Commentary

Fashion Victims

It s kind of comforting to know that for every Life&Style Weekly profile of Joy Behar’s apartment and E! Online video clip of Britney’s latest drug store cowgirl escapade, a group like PETA isn’t afraid to go balls out in targeting fur-friendly celebs. Its youth animal rights offshoot, peta2, now has new targets: occasional actresses Mary-Kate and Ashley Olsen.

Launched in December with more than 280,000 visits to date, peta2’s “Trollsen Twins” site (peta2.com/trollsens) takes the Olsens to the mat for wearing fur and flaunting it in their clothing line, The Row. The site streams a cheery video that splices together scenes from Full House with clips of furry critters getting bludgeoned to death, trumpets a call-to-action for visitors to tell the twins off and, best of all, offers an interactive dress-up game.

In “Fatal Fashion,” users can dress the twins in fur-lined accoutrements, fresh from the carcass and dripping with blood. The Olsens’ frighteningly accurate caricatures — whose skeletal bodies are topped with bulbous, Children of the Corn-esque heads — leer at you as you play Barbie, their pupils following your mouse’s movements.

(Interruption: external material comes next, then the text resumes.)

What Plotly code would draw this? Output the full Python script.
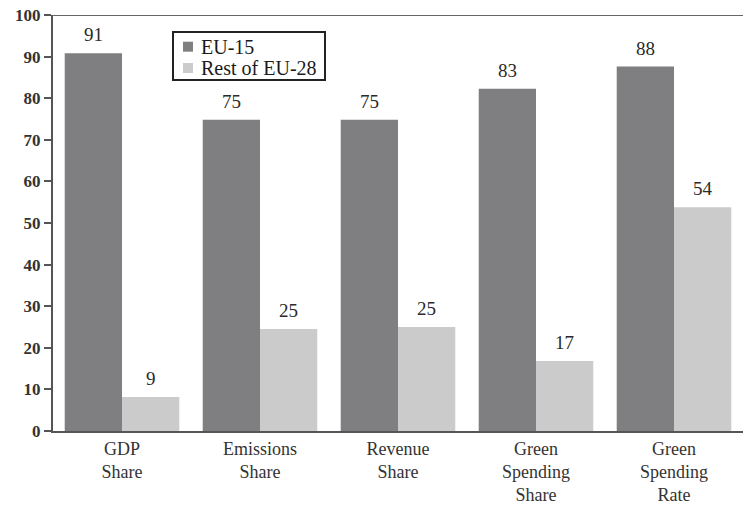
import plotly.graph_objects as go

categories = ["GDP<br>Share", "Emissions<br>Share", "Revenue<br>Share",
              "Green<br>Spending<br>Share", "Green<br>Spending<br>Rate"]
series_names = ["EU-15", "Rest of EU-28"]
series_colors = ["#7f7e80", "#cccbcc"]
eu15_values = [90.8, 74.8, 74.8, 82.3, 87.6]
rest_values = [8.2, 24.5, 25.0, 16.8, 53.8]
eu15_labels = ["91", "75", "75", "83", "88"]
rest_labels = ["9", "25", "25", "17", "54"]
y_ticks = [0, 10, 20, 30, 40, 50, 60, 70, 80, 90, 100]

FONT = "Liberation Serif"
BAR_HALF_PX = 28.6  # half of one bar's pixel width (for label centring)

fig = go.Figure()
for name, color, vals in zip(series_names, series_colors, [eu15_values, rest_values]):
    fig.add_trace(go.Bar(
        name=name, x=categories, y=vals,
        marker=dict(color=color, line=dict(width=0)),
        showlegend=False,
    ))

annotations = []
for shift, vals, labels in [(-BAR_HALF_PX, eu15_values, eu15_labels),
                            (BAR_HALF_PX, rest_values, rest_labels)]:
    for cat, v, lab in zip(categories, vals, labels):
        annotations.append(dict(
            x=cat, y=v, xref="x", yref="y", text=lab, showarrow=False,
            xanchor="center", yanchor="bottom", xshift=shift, yshift=6,
            font=dict(family=FONT, size=19, color="#2a2a2a"),
        ))

# legend (box, swatches, labels) in paper coordinates
L_X0, L_X1, L_Y0, L_Y1 = 0.1739, 0.3942, 0.8438, 0.9591
sw_x0, sw_x1 = 0.1884, 0.2029
sw_rows = [(0.9118, 0.9358), (0.8606, 0.8846)]
shapes = [
    dict(type="line", xref="paper", yref="y", x0=0, x1=1, y0=100, y1=100,
         line=dict(color="#666666", width=2)),
    dict(type="rect", xref="paper", yref="paper", x0=L_X0, x1=L_X1, y0=L_Y0, y1=L_Y1,
         line=dict(color="#222222", width=2), fillcolor="white", layer="above"),
]
for (y0, y1), color, name in zip(sw_rows, series_colors, series_names):
    shapes.append(dict(type="rect", xref="paper", yref="paper", x0=sw_x0, x1=sw_x1,
                       y0=y0, y1=y1, line=dict(width=0), fillcolor=color, layer="above"))
    annotations.append(dict(
        x=0.2116, y=(y0 + y1) / 2, xref="paper", yref="paper", text=name,
        showarrow=False, xanchor="left", yanchor="middle",
        font=dict(family=FONT, size=20, color="#1a1a1a"),
    ))

fig.update_layout(
    width=743, height=507,
    margin=dict(l=53, r=0, t=15, b=76, autoexpand=False),
    paper_bgcolor="white", plot_bgcolor="white",
    barmode="group", bargap=0.17, bargroupgap=0,
    showlegend=False,
    font=dict(family=FONT, color="#333333"),
    xaxis=dict(
        showline=True, linecolor="#555555", linewidth=2,
        ticks="", showgrid=False, ticklabelstandoff=0, automargin=False,
        tickfont=dict(family=FONT, size=18, color="#333333"),
    ),
    yaxis=dict(
        range=[0, 100], tickvals=y_ticks, automargin=False,
        showline=True, linecolor="#555555", linewidth=2,
        ticks="outside", ticklen=7, tickwidth=2, tickcolor="#555555",
        showgrid=False, zeroline=False,
        tickfont=dict(family=FONT, size=17, color="#333333", weight="bold"),
    ),
    shapes=shapes,
    annotations=annotations,
)

fig.write_html("out.html")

According to PETA’s marketing manager, Joel Bartlett, “This kind of word-of-mouth marketing campaign is one of the most effective ways of engaging young people.” He’s not kidding — not only did the microsite’s launch rank as the second-highest day of traffic in peta2’s history, but the Full House video has appeared The O’Reilly Factor; garnered posts on Perez Hilton, DListed and TMZ; and the word “Trollsen” even racks up about 150,000 results on Google. Even if the twins remain unconvinced, the site’s hot-pink “Bloody Bunny Slip-Ons” with X’d out eyes should, at the very least, keep the clicks coming.